From: Aidan Dunphy, Product manager, Orchard Information Systems
Sir – Those who have been in housing IT for long enough are probably experiencing a sense of déjà vu as we hear some commentators calling time on integrated housing systems. The 1990s was characterised by RSLs choosing packaged solutions to replace bespoke systems that had become unmanageable, couldn’t be developed or supported; hardly surprising given that they were not software developers by trade and didn’t have the resources to develop and maintain such complex systems. Packaged solutions offered a release from the endless burden of trying to keep the IT system going.
The downside to packaged solutions has been that they don’t exactly meet customers’ expectations out of the box because they were designed to meet the needs of differing organisations with varying requirements. Also as vendors provided ever more modules, so they became less inclined to integrate with products from other suppliers.
Not all vendors behave this way, and for our part we have always offered the choice of integrated modules, partners or integration as demanded by the business context, all platform-neutral and based on open standards. Furthermore if we can’t provide a feature, our customer can create it using the same tools our developers use.

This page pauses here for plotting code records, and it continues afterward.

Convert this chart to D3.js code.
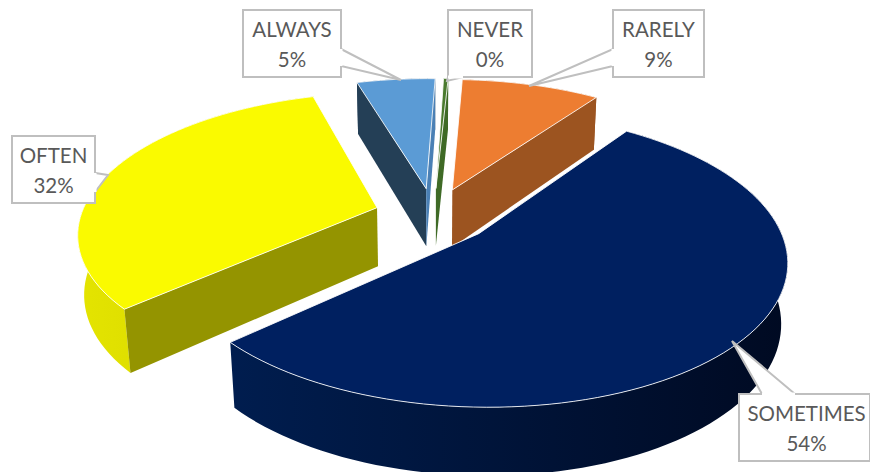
<!DOCTYPE html>
<html><head><meta charset="utf-8"><script src="https://cdn.jsdelivr.net/npm/d3@7"></script>
<style>html,body{margin:0;background:#fff}svg{display:block}</style></head><body><div id="c"></div>
<script>
const categories = ["ALWAYS","NEVER","RARELY","SOMETIMES","OFTEN"];
const values = [5.1,0.3,9.0,53.5,32.1];
const topColors = ["#5b9bd5","#4a7a2e","#ed7d31","#002060","#fafa00"];
const startWallColors = ["#243f56","#3f6a26","#9c5420","#001a4d","#949400"];
const endWallColors = ["#4a80b5","#3f6a26","#9c5420","#001a4d","#949400"];
const outerGradients = [["#243f56","#243f56"],["#3f6a26","#3f6a26"],["#9c5420","#9c5420"],["#001d4f","#000a22"],["#e4e400","#d0d000"]];
const boxes = {
 ALWAYS:{x:243,y:10,w:98,h:67,ptr:[[341,49],[401,80],[341,66]]},
 NEVER:{x:448,y:10,w:84,h:67,ptr:[[463,77],[447,81],[448,77]]},
 RARELY:{x:613,y:10,w:91,h:67,ptr:[[613,66],[529,86],[613,49]]},
 SOMETIMES:{x:739,y:394,w:131,h:67,ptr:[[762,394],[732,341],[795,394]]},
 OFTEN:{x:12,y:136,w:83,h:67,ptr:[[95,192],[108,175],[95,173]]}
};
const W=870,H=472;
const cx=433.5,cy=215,persp=0.17,zPersp=0.018,pull=0.2;
const sx=d3.scaleLinear().domain([-1,1]).range([-296,296]);
const sy=d3.scaleLinear().domain([-1,1]).range([-137,137]);
const sz=d3.scaleLinear().domain([0,1]).range([0,60]);
function project(x,y,z){const w=1-persp*y+zPersp*z;return [cx+sx(x)/w,cy+(sy(y)+sz(z))/w];}
const deg=Math.PI/180;
const arcs=d3.pie().sort(null).value(d=>d).startAngle(-16.5*deg).endAngle(343.5*deg)(values);
const svg=d3.select("#c").append("svg").attr("width",W).attr("height",H);
const defs=svg.append("defs");
outerGradients.forEach((g,i)=>{const lg=defs.append("linearGradient").attr("id","og"+i);
 lg.append("stop").attr("offset","0%").attr("stop-color",g[0]);lg.append("stop").attr("offset","100%").attr("stop-color",g[1]);});
const line=d3.line();
function closed(pts){return line(pts)+"Z";}
const order=[0,1,2,4,3];
order.forEach(i=>{
 const a=arcs[i];
 const mid=(a.startAngle+a.endAngle)/2;
 const ox=pull*Math.sin(mid),oy=-pull*Math.cos(mid);
 const P=(ang,r,z)=>project(ox+r*Math.sin(ang),oy-r*Math.cos(ang),z);
 const angs=d3.range(0,1.0001,1/Math.max(4,Math.ceil((a.endAngle-a.startAngle)/deg/2))).map(t=>a.startAngle+t*(a.endAngle-a.startAngle));
 const g=svg.append("g").attr("class","slice");
 const topArc=angs.map(t=>P(t,1,0));
 const botArc=angs.map(t=>P(t,1,1));
 const apexT=P(0,0,0),apexB=P(0,0,1);
 const startWall=[apexT,topArc[0],botArc[0],apexB];
 const endWall=[apexT,topArc[topArc.length-1],botArc[botArc.length-1],apexB];
 g.append("path").attr("d",closed(topArc.concat(botArc.slice().reverse()))).attr("fill",`url(#og${i})`);
 if(d3.polygonArea(startWall)>0) g.append("path").attr("d",closed(startWall)).attr("fill",startWallColors[i]);
 if(d3.polygonArea(endWall)<0) g.append("path").attr("d",closed(endWall)).attr("fill",endWallColors[i]);
 const top=[apexT].concat(topArc);
 g.append("path").attr("d",closed(top)).attr("fill",topColors[i]).attr("stroke","#fff").attr("stroke-opacity",0.85).attr("stroke-width",1);
});
const fmt=d3.format(".0f");
categories.forEach((c,i)=>{
 const b=boxes[c];
 const g=svg.append("g").attr("class","label");
 g.append("rect").attr("x",b.x).attr("y",b.y).attr("width",b.w).attr("height",b.h).attr("fill","#fff").attr("stroke","#bfbfbf").attr("stroke-width",2);
 g.append("path").attr("d",closed(b.ptr)).attr("fill","#fff").attr("stroke","#bfbfbf").attr("stroke-width",2);
 g.append("path").attr("d",line(b.ptr.filter((_,k)=>k!=1))).attr("fill","none").attr("stroke","#fff").attr("stroke-width",3);
 const t=g.append("text").attr("text-anchor","middle").attr("font-family","Lato, 'Open Sans', sans-serif").attr("font-size",20.5).attr("fill","#595959");
 const dx=c==="SOMETIMES"?2:0;
 t.append("tspan").attr("x",b.x+b.w/2+dx).attr("y",b.y+27).text(c);
 t.append("tspan").attr("x",b.x+b.w/2+dx).attr("y",b.y+57).text(fmt(values[i])+"%");
});
</script></body></html>
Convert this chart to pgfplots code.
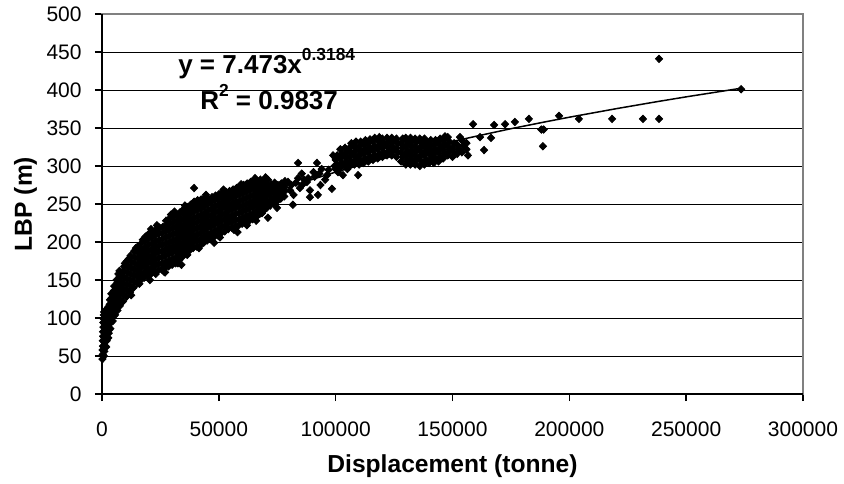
\documentclass[border=0pt]{standalone}
\usepackage{fontspec}
\setmainfont{Liberation Sans}
\usepackage{pgfplots}
\pgfplotsset{compat=1.18}
\begin{document}
\begin{tikzpicture}
\useasboundingbox (-51pt,-44.5pt) rectangle (371pt,197pt);
\begin{axis}[
  name=ax,
  scale only axis, width=350.5pt, height=190pt,
  xmin=0, xmax=300000, ymin=0, ymax=500,
  xtick={0,50000,100000,150000,200000,250000,300000},
  xticklabels={0,50000,100000,150000,200000,250000,300000},
  ytick={0,50,...,500},
  yticklabels={0,50,100,150,200,250,300,350,400,450,500},
  scaled x ticks=false,
  every tick label/.append style={font=\fontsize{10.5}{12}\selectfont},
  ymajorgrids, major grid style={black, line width=0.5pt},
  axis line style={draw=gray, line width=0.9pt},
  tick pos=left, tick align=outside, major tick length=3.5pt,
  tick style={black, line width=0.75pt},
  xticklabel style={anchor=north, inner sep=0pt, yshift=-10.3pt},
  yticklabel style={anchor=east, inner sep=0pt, xshift=-6.5pt},
  xlabel={Displacement (tonne)},
  ylabel={LBP (m)},
  label style={font=\fontsize{12.3}{14}\selectfont\bfseries},
  xlabel style={at={(axis description cs:0.5,-0.2068)}, anchor=base},
  ylabel style={at={(axis description cs:-0.0999,0.5)}, anchor=base},
]
\addplot[only marks, mark=diamond*, mark size=1.85pt, mark options={xscale=1.3}, black] coordinates {
(200,46) (300,52) (250,58) (400,63) (350,70) (500,76) (450,82) (600,88) (550,94) (700,99) (800,104) (900,108)
(800,50) (1000,56) (900,62) (1100,68) (1000,74) (1200,80) (1300,86) (1200,92) (1400,98) (1500,104) (1600,110)
(1800,62) (2000,70) (1900,78) (2100,84) (2200,90) (2000,96) (2300,102) (2400,108) (2500,114)
(2700,74) (2900,80) (2800,88) (3000,94) (3100,100) (3000,106) (3200,112) (3300,118) (3400,124)
(3600,86) (3800,94) (3700,102) (3900,110) (4000,118) (4100,126) (4000,132)
(4600,96) (4800,104) (4700,112) (4900,120) (5000,128) (5100,136) (5200,142)
(5600,104) (5800,112) (5700,120) (5900,128) (6000,136) (6100,144) (6200,150)
(6600,110) (6800,118) (6700,126) (6900,134) (7000,142) (7100,150) (7000,158)
(7600,116) (7800,124) (7700,132) (7900,140) (8000,148) (8100,156)
(9000,122) (9200,130) (9100,138) (9300,146) (9400,154) (9200,162) (9500,168)
(10500,128) (10700,136) (10600,144) (10800,152) (10900,160) (11000,168) (10700,175)
(12000,134) (12200,142) (12100,150) (12300,158) (12400,166) (12500,174) (12200,182)
(13500,140) (13700,148) (13600,156) (13800,164) (13900,172) (14000,180) (13800,188)
(15000,146) (15200,154) (15100,162) (15300,170) (15400,178) (15500,186) (15300,194)
(16500,150) (16700,158) (16600,166) (16800,174) (16900,182) (17000,190) (16800,198)
(18000,153) (18200,161) (18100,169) (18300,177) (18400,185) (18500,193) (18300,201) (18600,207)
(19500,156) (19700,164) (19600,172) (19800,180) (19900,188) (20000,196) (19800,204) (20100,211)
(21000,158) (21200,166) (21100,174) (21300,182) (21400,190) (21500,198) (21300,206) (21600,213)
(22500,161) (22700,169) (22600,177) (22800,185) (22900,193) (23000,201) (22800,209) (23100,216)
(24000,163) (24200,171) (24100,179) (24300,187) (24400,195) (24500,203) (24300,211) (24600,219)
(25500,164) (25700,172) (25600,180) (25800,188) (25900,196) (26000,204) (25800,212) (26100,220)
(27000,166) (27200,174) (27100,182) (27300,190) (27400,198) (27500,206) (27300,214) (27600,222) (27400,228)
(28500,168) (28700,176) (28600,184) (28800,192) (28900,200) (29000,208) (28800,216) (29100,224) (28900,231)
(30000,170) (30200,178) (30100,186) (30300,194) (30400,202) (30500,210) (30300,218) (30600,226) (30400,233)
(31500,172) (31700,180) (31600,188) (31800,196) (31900,204) (32000,212) (31800,220) (32100,228) (31900,236)
(33000,176) (33200,184) (33100,192) (33300,200) (33400,208) (33500,216) (33300,224) (33600,232) (33400,239)
(34500,181) (34700,189) (34600,197) (34800,205) (34900,213) (35000,221) (34800,229) (35100,237) (34900,243)
(36000,185) (36200,193) (36100,201) (36300,209) (36400,217) (36500,225) (36300,233) (36600,241) (36400,246)
(37500,189) (37700,197) (37600,205) (37800,213) (37900,221) (38000,229) (37800,237) (38100,244) (37900,249)
(39000,192) (39200,200) (39100,208) (39300,216) (39400,224) (39500,232) (39300,240) (39600,247) (39400,253)
(39400,271)
(40500,194) (40700,202) (40600,210) (40800,218) (40900,226) (41000,234) (40800,242) (41100,249) (40900,255)
(42000,196) (42200,204) (42100,212) (42300,220) (42400,228) (42500,236) (42300,244) (42600,251) (42400,256)
(43500,199) (43700,207) (43600,215) (43800,223) (43900,231) (44000,239) (43800,247) (44100,253) (43900,258)
(45000,202) (45200,210) (45100,218) (45300,226) (45400,234) (45500,242) (45300,250) (45600,256)
(46500,204) (46700,212) (46600,220) (46800,228) (46900,236) (47000,244) (46800,252) (47100,259)
(48000,207) (48200,215) (48100,223) (48300,231) (48400,239) (48500,247) (48300,255) (48600,261)
(49500,209) (49700,217) (49600,225) (49800,233) (49900,241) (50000,249) (49800,257) (50100,263)
(51000,212) (51200,220) (51100,228) (51300,236) (51400,244) (51500,252) (51300,259) (51600,265)
(52500,214) (52700,222) (52600,230) (52800,238) (52900,246) (53000,254) (52800,261) (53100,266)
(54000,217) (54200,225) (54100,233) (54300,241) (54400,249) (54500,257) (54300,263) (54600,267)
(55500,219) (55700,227) (55600,235) (55800,243) (55900,251) (56000,259) (55800,265) (56100,269)
(57000,221) (57200,229) (57100,237) (57300,245) (57400,253) (57500,261) (57300,267) (57600,271)
(58500,222) (58700,230) (58600,238) (58800,246) (58900,254) (59000,262) (58800,268) (59100,273)
(60000,224) (60200,232) (60100,240) (60300,248) (60400,256) (60500,264) (60300,270) (60600,275)
(61500,226) (61700,234) (61600,242) (61800,250) (61900,258) (62000,266) (61800,272) (62100,277)
(63000,228) (63200,236) (63100,244) (63300,252) (63400,260) (63500,268) (63300,274) (63600,279)
(64500,230) (64700,238) (64600,246) (64800,254) (64900,262) (65000,270) (64800,276) (65100,281)
(66000,233) (66200,241) (66100,249) (66300,257) (66400,265) (66500,273) (66300,279)
(67500,237) (67700,245) (67600,253) (67800,261) (67900,269) (68000,276) (67800,282)
(69000,241) (69200,249) (69100,257) (69300,265) (69400,272) (69500,279)
(70500,245) (70700,253) (70600,261) (70800,268) (70900,275) (71000,282)
(72000,248) (72200,256) (72100,263) (72300,270) (72400,276)
(73500,251) (73700,258) (73600,265) (73800,272) (73900,278)
(75000,254) (75200,261) (75100,268) (75300,275)
(76500,257) (76700,264) (76600,271) (76800,277)
(78000,260) (78200,267) (78100,274) (78300,280)
(12500,130) (16000,145) (23000,158) (26500,161) (32500,172) (36500,183) (41500,192) (50500,206)
(56500,216) (62000,222) (66000,228) (9800,172) (14500,192) (17500,203) (23500,222) (29500,236)
(35500,248) (44500,262) (52000,269) (59500,276) (65500,284) (70000,285) (20500,150) (27000,160)
(48000,199) (58000,213) (34000,170) (7500,162) (11500,178) (21000,217) (31000,240)
(71000,232) (74900,245) (68500,238) (64600,232) (45000,205) (47000,205)
(79600,279) (83900,284) (88200,284) (83900,304) (92000,304) (96300,288) (98900,314) (81700,249)
(89000,259) (92400,262) (89000,268) (93500,275) (98400,270) (84700,271) (87700,279) (80500,268)
(82000,262) (85500,290) (90500,292) (94000,296) (95500,282) (86000,276) (103100,288) (109600,288)
(81000,275) (83000,278) (86500,282) (91000,286) (93000,290) (97000,295) (99500,300) (101000,292) (105000,296)
(104000,323) (113400,330) (119800,332)
(100000,296) (100700,302) (100000,308) (100700,314)
(102000,298) (102700,304) (102000,310) (102700,316) (102000,322)
(104000,300) (104700,306) (104000,312) (104700,318) (104000,324)
(106000,300) (106700,306) (106000,312) (106700,318) (106000,324) (106700,330)
(108000,302) (108700,308) (108000,314) (108700,320) (108000,326) (108700,332)
(110000,302) (110700,308) (110000,314) (110700,320) (110000,326) (110700,332)
(112000,304) (112700,310) (112000,316) (112700,322) (112000,328) (112700,334)
(114000,306) (114700,312) (114000,318) (114700,324) (114000,330) (114700,335)
(116000,308) (116700,314) (116000,320) (116700,326) (116000,332) (116700,337)
(118000,310) (118700,316) (118000,322) (118700,328) (118000,334) (118700,338)
(120000,312) (120700,318) (120000,324) (120700,330) (120000,336)
(122000,314) (122700,320) (122000,326) (122700,332) (122000,337)
(124000,314) (124700,320) (124000,326) (124700,332) (124000,337)
(126000,312) (126700,318) (126000,324) (126700,330) (126000,336)
(128000,306) (128700,312) (128000,318) (128700,324) (128000,330) (128700,336)
(130000,302) (130700,308) (130000,314) (130700,320) (130000,326) (130700,332) (130000,337)
(132000,302) (132700,308) (132000,314) (132700,320) (132000,326) (132700,332) (132000,337)
(134000,302) (134700,308) (134000,314) (134700,320) (134000,326) (134700,332) (134000,336)
(136000,300) (136700,306) (136000,312) (136700,318) (136000,324) (136700,330) (136000,336)
(138000,302) (138700,308) (138000,314) (138700,320) (138000,326) (138700,332) (138000,336)
(140000,304) (140700,310) (140000,316) (140700,322) (140000,328) (140700,334)
(142000,304) (142700,310) (142000,316) (142700,322) (142000,328) (142700,334)
(144000,306) (144700,312) (144000,318) (144700,324) (144000,330) (144700,336)
(146000,310) (146700,316) (146000,322) (146700,328) (146000,334) (146800,339)
(148000,314) (148700,320) (148000,326) (148700,332) (148000,338)
(150000,312) (150700,318) (150000,324) (150700,330)
(152000,316) (152700,322) (152000,328) (153200,338)
(154000,318) (154700,326) (154000,334) (156600,314) (156000,322) (156000,330)
(158800,355) (161800,338) (163500,321) (166500,337) (167800,354) (172500,355) (176700,358)
(182700,362) (188000,348) (189000,348) (188700,326) (195600,366) (204100,362) (218300,362)
(231500,362) (238400,362) (238400,441) (273500,401)
};
\addplot[black, line width=0.75pt] coordinates {
(300,45.9) (500,54.1) (1000,67.4) (2000,84.1) (3000,95.6) (5000,112.5) (7000,125.2)
(10000,140.3) (15000,159.7) (20000,175.0) (25000,187.9) (30000,199.1) (40000,218.2)
(50000,234.2) (60000,248.3) (70000,260.7) (80000,272.1) (90000,282.4) (100000,292.0)
(120000,309.5) (130000,317.5) (150000,332.3) (160000,339.1) (175000,349.1) (190000,358.3)
(200000,364.2) (220000,375.4) (237000,384.4) (250000,391.0) (273000,402.1)
};
\node[anchor=base west, font=\fontsize{13}{15}\selectfont\bfseries, inner sep=0pt]
  at (axis cs:32500,422) {y = 7.473x\raisebox{6.5pt}{\fontsize{8.7}{10}\selectfont 0.3184}};
\node[anchor=base west, font=\fontsize{13}{15}\selectfont\bfseries, inner sep=0pt]
  at (axis cs:41900,373.7) {R\raisebox{6.5pt}{\fontsize{8.7}{10}\selectfont 2} = 0.9837};
\end{axis}
\draw[black, line width=1pt] (ax.north west) -- (ax.south west) -- (ax.south east);
\end{tikzpicture}
\end{document}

The same cannot be said of some products lauded as ‘new technology’, and as a technologist it makes me cringe when people describe the notably proprietary Microsoft as a ‘standard’. Taking the long view, how many organisations that have ended up locked into Microsoft’s ecosystem will regret their choices when the licence hikes start to bite?
The true benefit of an IHMS is not fewer technologies, it’s avoiding duplication and disconnection of data and process, which will be familiar to anyone who has witnessed suppliers arguing over a failed interface or wondered why their outsourced maintenance contractor reports 99 per cent satisfaction despite obvious problems with delivery.
Organisations demand high quality solutions and our challenge is to sell our products on their own merits, not because of lock-in. The suggestion that critical business systems should be reinvented in Microsoft SharePoint or Dynamics might generate lucrative work for consultants but it is dangerously misleading and misses the point – it’s not the technology that counts, it’s your supplier’s attitude.